(Task input)
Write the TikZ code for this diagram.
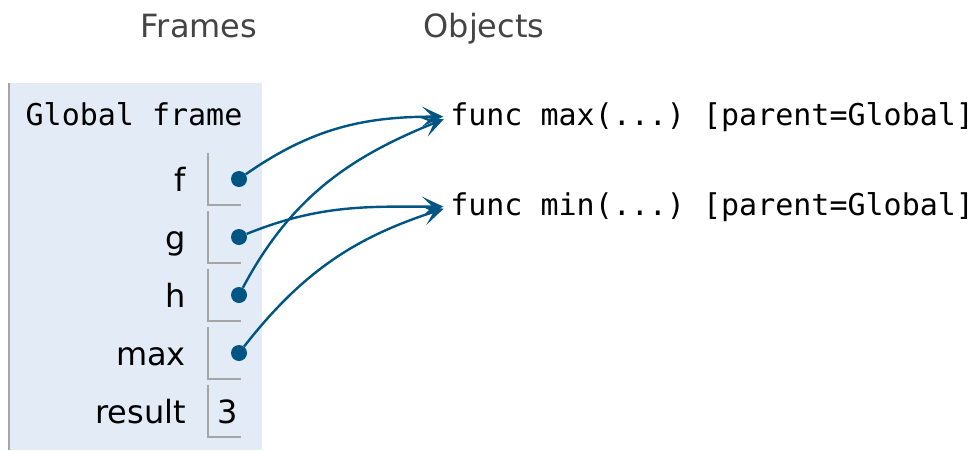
\documentclass[tikz,border=0pt]{standalone}
\usepackage{fontspec}
\setmainfont{DejaVu Sans}
\setmonofont{DejaVu Sans Mono}
\usetikzlibrary{arrows.meta}
\definecolor{framebg}{RGB}{226,235,246}
\definecolor{ptrblue}{RGB}{0,85,131}
\definecolor{cellgray}{RGB}{165,165,165}
\definecolor{headgray}{RGB}{68,68,68}

\begin{document}
\begin{tikzpicture}[x=0.75pt,y=0.75pt,
  varname/.style={anchor=base east,inner sep=0pt,font=\fontsize{24}{28}\selectfont},
  monotext/.style={anchor=base west,inner sep=0pt,font=\ttfamily\fontsize{22.5}{27}\selectfont},
  ptr/.style={-{Stealth[length=16pt,width=15pt,inset=8pt]},line width=1.8pt,ptrblue,shorten >=5pt},
  ptrdot/.style={circle,fill=ptrblue,inner sep=0pt,minimum size=12pt}]
\useasboundingbox (0,0) rectangle (980,-450);

% ===== HEADERS =====
\node[anchor=base,headgray,font=\fontsize{24}{28}\selectfont] (framesHdr) at (199,-37) {Frames};
\node[anchor=base,headgray,font=\fontsize{24}{28}\selectfont] (objectsHdr) at (484,-37) {Objects};

% ===== GLOBAL FRAME =====
\fill[framebg] (8,-83) rectangle (262,-450);
\draw[cellgray,line width=1.5pt] (9,-83) -- (9,-450);
\node[monotext,anchor=base] (globalHdr) at (134,-125) {Global frame};

% variable names and value cells
\foreach \name/\lbl/\b in {f/f/-191,g/g/-249,h/h/-307,mx/max/-365,res/result/-423}{
  \node[varname] (lbl\name) at (186,\b) {\lbl};
  \draw[cellgray,line width=1pt] (208,{\b+38}) -- (208,{\b-14}) -- (241,{\b-14});
}
% pointer dots
\foreach \name/\b in {f/-191,g/-249,h/-307,mx/-365}{
  \node[ptrdot] (dot\name) at (239,{\b+12}) {};
}
\node[anchor=base,font=\fontsize{24}{28}\selectfont] (resval) at (228,-423) {3};

% ===== OBJECTS =====
\node[monotext] (maxobj) at (450,-125) {func max(...) [parent=Global]};
\node[monotext] (minobj) at (450,-215) {func min(...) [parent=Global]};

% pointers
\draw[ptr] (dotf) to[out=35,in=180] (maxobj.west);
\draw[ptr] (dotg) to[out=22,in=180] (minobj.west);
\draw[ptr] (doth) to[out=62,in=202] (maxobj.west);
\draw[ptr] (dotmx) to[out=52,in=198] (minobj.west);

\end{tikzpicture}
\end{document}
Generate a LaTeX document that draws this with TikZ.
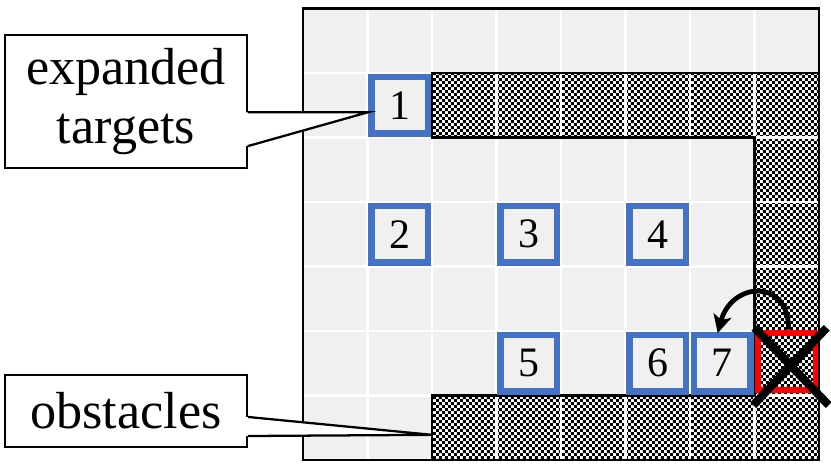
\documentclass[tikz,border=0pt]{standalone}
\usepackage{fontspec}
\setmainfont{Liberation Serif}
\usetikzlibrary{patterns,arrows.meta}
\pgfdeclarepatternformonly{finechecker}{\pgfpointorigin}{\pgfqpoint{2.6pt}{2.6pt}}{\pgfqpoint{2.6pt}{2.6pt}}{%
  \pgfpathrectangle{\pgfpointorigin}{\pgfqpoint{1.3pt}{1.3pt}}%
  \pgfpathrectangle{\pgfqpoint{1.3pt}{1.3pt}}{\pgfqpoint{1.3pt}{1.3pt}}%
  \pgfusepath{fill}}
\definecolor{cellgray}{HTML}{F0F0F0}
\definecolor{tblue}{HTML}{4472C4}
\definecolor{xred}{HTML}{FF0000}
\tikzset{
  tbox/.style={draw=tblue, line width=2.8pt, minimum size=0.875cm, inner sep=0pt,
    font=\fontsize{18.5}{18.5}\selectfont},
  rbox/.style={draw=xred, line width=2.6pt, minimum size=0.89cm, inner sep=0pt},
  calloutbox/.style={draw=black, fill=white, line width=1pt, inner sep=0pt,
    minimum width=3.752cm, align=center, font=\fontsize{23}{25.7}\selectfont},
  calloutline/.style={draw=black, line width=1pt, line join=miter},
  xline/.style={line width=3.6pt, black},
  arr/.style={line width=2.1pt, black, -{Stealth[length=8pt,width=8pt,inset=2pt]}},
}
\begin{document}
\begin{tikzpicture}
\useasboundingbox (-4.6977,-0.1085) rectangle (8.186,7.1318);
% cells
\fill[cellgray] (0,0) rectangle (8,7);
% obstacles
\def\obst{(2,6) -- (8,6) -- (8,0) -- (2,0) -- (2,1) -- (7,1) -- (7,5) -- (2,5) -- cycle}
\fill[white] \obst;
\fill[pattern=finechecker] \obst;
% grid lines
\draw[white, line width=1.3pt] (0,0) grid (8,7);
\draw[black, line width=1.1pt, line join=miter] \obst;
\draw[black, line width=1pt] (0,0) rectangle (8,7);
% targets
\node[tbox] (t1) at (1.5,5.5) {1};
\node[tbox] (t2) at (1.5,3.5) {2};
\node[tbox] (t3) at (3.5,3.5) {3};
\node[tbox] (t4) at (5.5,3.5) {4};
\node[tbox] (t5) at (3.5,1.5) {5};
\node[tbox] (t6) at (5.5,1.5) {6};
\node[tbox] (t7) at (6.5,1.5) {7};
\node[rbox] (r) at (7.5,1.53) {};
% cross
\draw[xline] ([shift={(-0.5,0.52)}]r.center) -- ([shift={(0.65,-0.68)}]r.center);
\draw[xline] ([shift={(0.62,0.52)}]r.center) -- ([shift={(-0.52,-0.68)}]r.center);
% curved arrow
\draw[arr] ([xshift=0.03cm]r.north) to[out=90,in=75,looseness=1.9] ([xshift=-0.07cm,yshift=-0.02cm]t7.north);
% callout: expanded targets
\node[calloutbox, minimum height=2.062cm] (et) at (-2.744,5.558) {expanded\\targets};
\coordinate (etA) at ([yshift=-0.168cm]et.east);
\coordinate (etB) at ([yshift=-0.69cm]et.east);
\coordinate (etT) at ([xshift=-0.01cm,yshift=-0.11cm]t1.west);
\fill[white] ([xshift=-1pt]etA) -- (etT) -- ([xshift=-1pt]etB) -- cycle;
\draw[calloutline] (etA) -- (etT) -- (etB);
% callout: obstacles
\node[calloutbox, minimum height=1.116cm] (ob) at (-2.744,0.76) {obstacles};
\coordinate (obA) at ([yshift=-0.093cm]ob.east);
\coordinate (obB) at ([yshift=-0.388cm]ob.east);
\coordinate (obT) at (2,0.39);
\fill[white] ([xshift=-1pt]obA) -- (obT) -- ([xshift=-1pt]obB) -- cycle;
\draw[calloutline] (obA) -- (obT) -- (obB);
\end{tikzpicture}
\end{document}
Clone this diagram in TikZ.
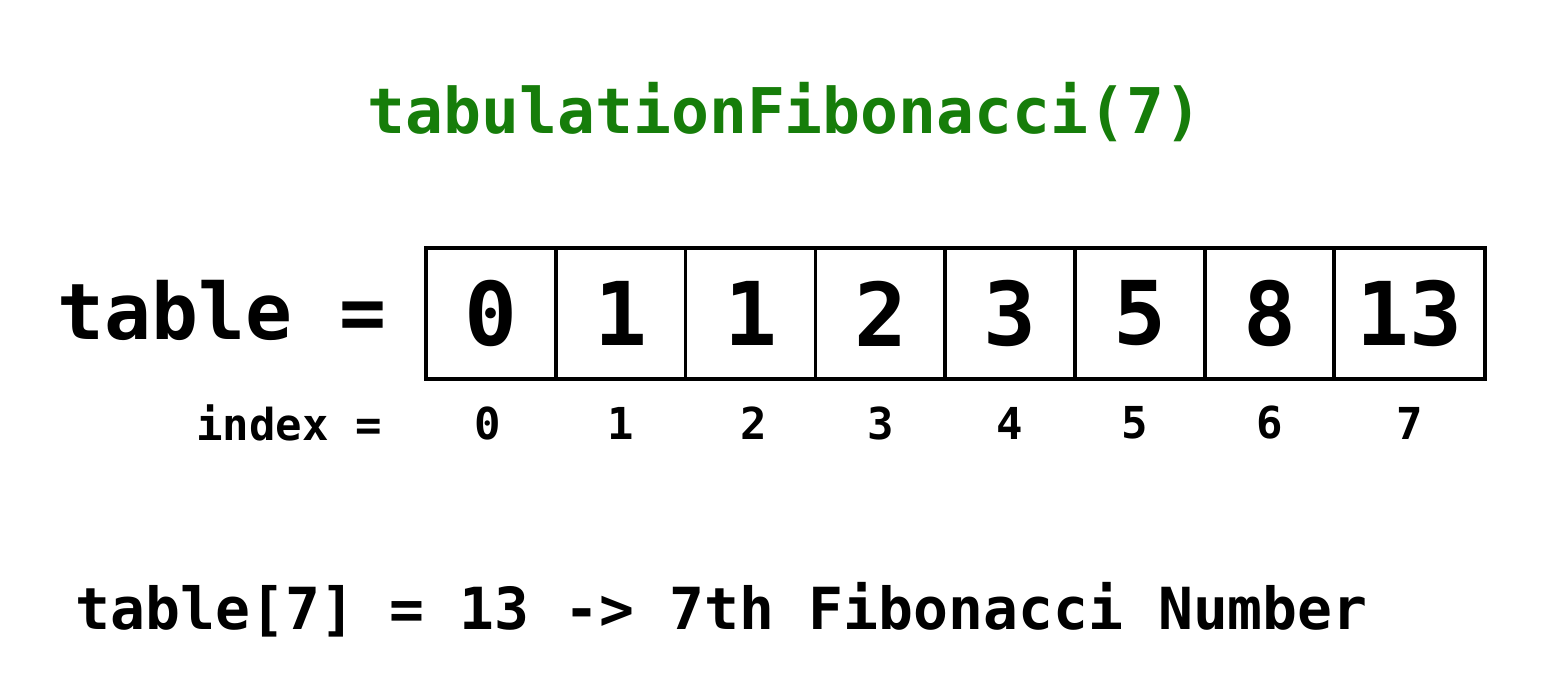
\documentclass[tikz,border=0pt]{standalone}
\usepackage{fontspec}
\setmonofont{DejaVu Sans Mono}
\usepackage{tikz}
\usetikzlibrary{positioning}
\definecolor{titlegreen}{RGB}{22,125,10}

\begin{document}
\begin{tikzpicture}[x=1pt, y=-1pt, thick,
    cell/.style={draw, line width=3.5pt, minimum height=131pt, inner sep=0pt,
        font=\ttfamily\bfseries\fontsize{88}{92}\selectfont},
    idx/.style={font=\ttfamily\bfseries\fontsize{44}{48}\selectfont, inner sep=0pt}]
    \useasboundingbox (0,0) rectangle (1550,700);
    \node[font=\ttfamily\bfseries\fontsize{63}{70}\selectfont, text=titlegreen] (title) at (785,112) {tabulationFibonacci(7)};
    \node[font=\ttfamily\bfseries\fontsize{78}{86}\selectfont, anchor=east] (tbl) at (390,310) {table =};
    % the table cells
    \node[cell, minimum width=130pt] (c0) at (491,313.5) {0};
    \node[cell, minimum width=130pt] (c1) at (620.5,313.5) {1};
    \node[cell, minimum width=130pt] (c2) at (750.5,313.5) {1};
    \node[cell, minimum width=130pt] (c3) at (880.5,313.5) {2};
    \node[cell, minimum width=130pt] (c4) at (1010,313.5) {3};
    \node[cell, minimum width=130pt] (c5) at (1140,313.5) {5};
    \node[cell, minimum width=130pt] (c6) at (1269.5,313.5) {8};
    \node[cell, minimum width=151pt] (c7) at (1409.5,313.5) {13};
    % indices
    \coordinate (irow) at (0,423);
    \node[idx, anchor=east] (ilabel) at (382,423) {index =};
    \foreach \i/\dx in {0/-3,1/0,2/3,3/0,4/0,5/-5,6/0,7/0}
        \node[idx] (i\i) at ([xshift=\dx pt]c\i.center |- irow) {\i};
    \node[font=\ttfamily\bfseries\fontsize{58}{64}\selectfont, anchor=west] (result) at (72,610) {table[7] = 13 -> 7th Fibonacci Number};
\end{tikzpicture}
\end{document}
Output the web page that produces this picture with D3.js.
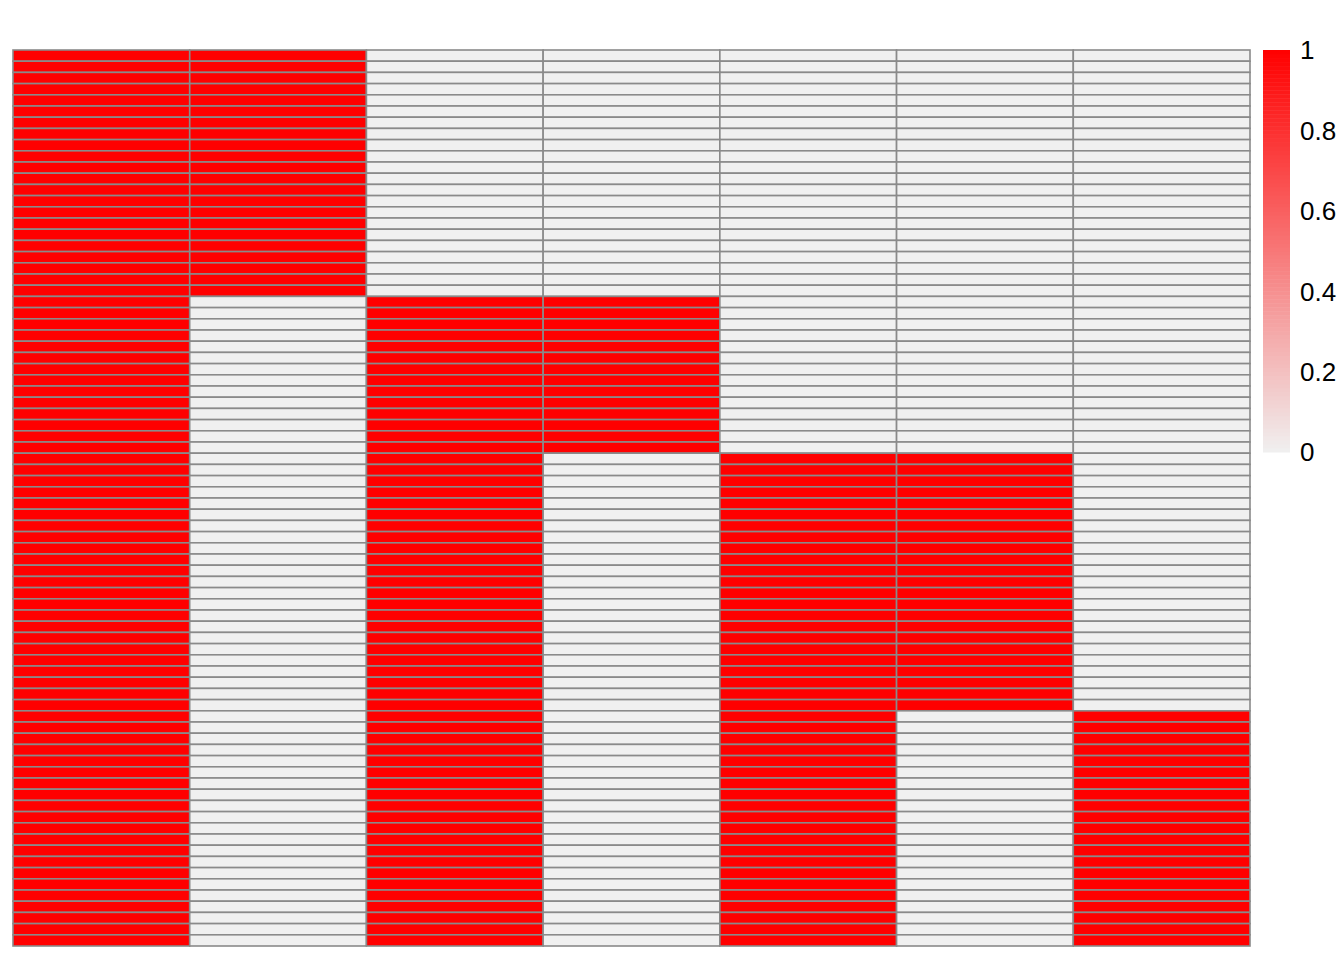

(Given instruction)
Gather each line of the listing containing the word "that" and show it.

(Task response)
Generate a LaTeX document that draws this with TikZ.
Output the web page that produces this picture with D3.js.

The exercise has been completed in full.